Agile team processes are fairly informal when working in person, conversations are organic and in real time. Remote working requires more purposeful and structured communication. Consider the use of breakout rooms for smaller discussions to allow everyone to actively participate and have a voice and then bring all these ideas back to the wider group.

Over time, teams may start to have more organic conversations and collaboration but whilst teams are adjusting to the new way of working and formal facilitation and structure may become more lightweight. Working remotely, teams may need to consider how they make transparent the team discussion and  decisions and document these in a single shared workspace.

Establish ground rules or “netiqeutte” for using these new virtual tools to ensure productive communication across the medium. Look at Scrum values such as respect, openness and courage to ensure collaboration is positive and constructive and supports the team to meet  their sprint goal and meet their delivery commitments.

Team Morale

Consciously allocating time during Scrum events to allow for more personal interaction and have “video always on” as a key working rule to help maintain a face to face relationship. Encourage social activities such as quick virtual poll or quiz, coffee chats or virtual happy hours and crazy hat days where the team can relax, get to know each other and bond as they would normally over team lunches and coffee breaks.

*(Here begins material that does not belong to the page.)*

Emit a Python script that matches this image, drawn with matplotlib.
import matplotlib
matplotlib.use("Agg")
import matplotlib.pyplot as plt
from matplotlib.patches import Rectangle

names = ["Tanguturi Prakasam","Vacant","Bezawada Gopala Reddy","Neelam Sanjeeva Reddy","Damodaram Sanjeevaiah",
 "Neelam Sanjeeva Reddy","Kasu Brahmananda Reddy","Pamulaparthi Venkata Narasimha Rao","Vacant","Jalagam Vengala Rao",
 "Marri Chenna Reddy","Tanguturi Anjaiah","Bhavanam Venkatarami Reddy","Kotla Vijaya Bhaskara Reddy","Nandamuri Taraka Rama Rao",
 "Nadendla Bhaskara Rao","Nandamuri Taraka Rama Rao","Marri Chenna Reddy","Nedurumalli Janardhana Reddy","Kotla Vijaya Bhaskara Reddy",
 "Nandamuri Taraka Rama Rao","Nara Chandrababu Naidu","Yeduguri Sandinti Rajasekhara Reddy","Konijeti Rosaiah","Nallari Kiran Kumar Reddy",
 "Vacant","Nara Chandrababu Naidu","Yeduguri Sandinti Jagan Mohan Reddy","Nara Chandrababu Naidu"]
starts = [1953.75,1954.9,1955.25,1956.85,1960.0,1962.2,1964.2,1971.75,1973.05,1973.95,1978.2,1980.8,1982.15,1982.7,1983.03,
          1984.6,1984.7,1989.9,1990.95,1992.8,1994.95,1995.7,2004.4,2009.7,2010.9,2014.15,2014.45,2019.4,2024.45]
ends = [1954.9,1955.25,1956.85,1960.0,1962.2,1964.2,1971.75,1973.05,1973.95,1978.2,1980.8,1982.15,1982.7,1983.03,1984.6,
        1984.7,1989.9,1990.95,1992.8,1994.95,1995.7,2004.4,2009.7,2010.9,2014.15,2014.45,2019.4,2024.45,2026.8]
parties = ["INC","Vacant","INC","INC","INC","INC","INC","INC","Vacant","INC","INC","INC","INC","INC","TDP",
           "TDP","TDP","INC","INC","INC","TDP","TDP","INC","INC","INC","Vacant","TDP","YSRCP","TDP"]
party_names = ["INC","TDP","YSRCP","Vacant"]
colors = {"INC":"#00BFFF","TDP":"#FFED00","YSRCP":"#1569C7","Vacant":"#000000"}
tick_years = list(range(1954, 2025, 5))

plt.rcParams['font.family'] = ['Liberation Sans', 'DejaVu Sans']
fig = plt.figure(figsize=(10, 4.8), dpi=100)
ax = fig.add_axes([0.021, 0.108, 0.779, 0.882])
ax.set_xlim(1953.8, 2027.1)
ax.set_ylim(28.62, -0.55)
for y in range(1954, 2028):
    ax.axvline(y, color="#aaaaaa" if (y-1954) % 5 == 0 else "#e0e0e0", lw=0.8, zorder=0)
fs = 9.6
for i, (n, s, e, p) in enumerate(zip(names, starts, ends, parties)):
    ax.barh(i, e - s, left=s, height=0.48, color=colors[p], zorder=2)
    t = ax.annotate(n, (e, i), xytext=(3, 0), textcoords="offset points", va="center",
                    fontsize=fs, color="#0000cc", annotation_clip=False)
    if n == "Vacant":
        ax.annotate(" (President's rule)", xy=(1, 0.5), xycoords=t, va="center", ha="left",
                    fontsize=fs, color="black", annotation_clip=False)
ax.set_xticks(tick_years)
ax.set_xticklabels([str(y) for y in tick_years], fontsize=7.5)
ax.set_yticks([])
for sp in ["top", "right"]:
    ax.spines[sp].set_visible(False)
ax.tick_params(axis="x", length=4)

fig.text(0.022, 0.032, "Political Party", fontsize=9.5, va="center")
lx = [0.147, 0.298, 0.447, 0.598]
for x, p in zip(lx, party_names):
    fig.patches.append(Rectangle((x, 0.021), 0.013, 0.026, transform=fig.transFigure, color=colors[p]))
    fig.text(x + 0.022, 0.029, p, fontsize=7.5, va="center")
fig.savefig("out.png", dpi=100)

Virtual spaces also need to be a safe place to discuss problems and raise issues so it is important to ensure that team members feel psychologically safe to voice their concerns. Team morale may suffer if remote work is negatively affecting the team.

Encourage teams to discuss issues openly about how the team is adjusting to ensure they aren’t working longer hours or overworking an at unsustainable pace. Remote working creates new challenges to keeping agile teams motivated and avoiding burnout. Working in isolation is hard and particularly so for agile teams used to face-to-face communication and frequent interpersonal engagement.

Regular check-ins and retrospectives which check-ins  are a great way to assess team morale and motivation levels, as well as how processes are  are processes working and what concerns they have can often help to identify problems early and support team to solve them. For example, I really like this check-in pattern from the Gottman institute and whilst this is an example from marriage counselling, it translates and works well in a team environment where there is increased pressure and stress due to dramatic lift and shift of working circumstances.

Leadership and Communication Approach

In the current climate of limited face to face interaction, Leaders need to be more deliberate when engaging with customers and agile teams.  Leaders may need to double down on communication and be purposeful at engaging the agile team, external customers and stakeholders. They must be transparent and reassuring in their communication about team performance and objectives with “individuals and interactions” over “processes and tools” as the main consideration.

Leaders need to show, in their tone and approach, that everyone is in this together. Ive seen some leaders doing individual check-ins with her team members throughout the week in addition to the usual sprint events. Its important to note that too much communication may overwhelm the teams working remotely with lots of new channel and mediums being used. Use the appropriate communication medium for the message and put extra emphasis on making sure they feel heard without overwhelming them further.

Conclusions

The abrupt shift from co-location to remote ways of working challenged even our best agile teams. As leaders we can help smooth the transition and support agile team’s productivity by encouraging teams to adopt a purposeful approach to sustaining an agile culture and team morale as well as re-calibrating processes to support agile objectives while working remotely.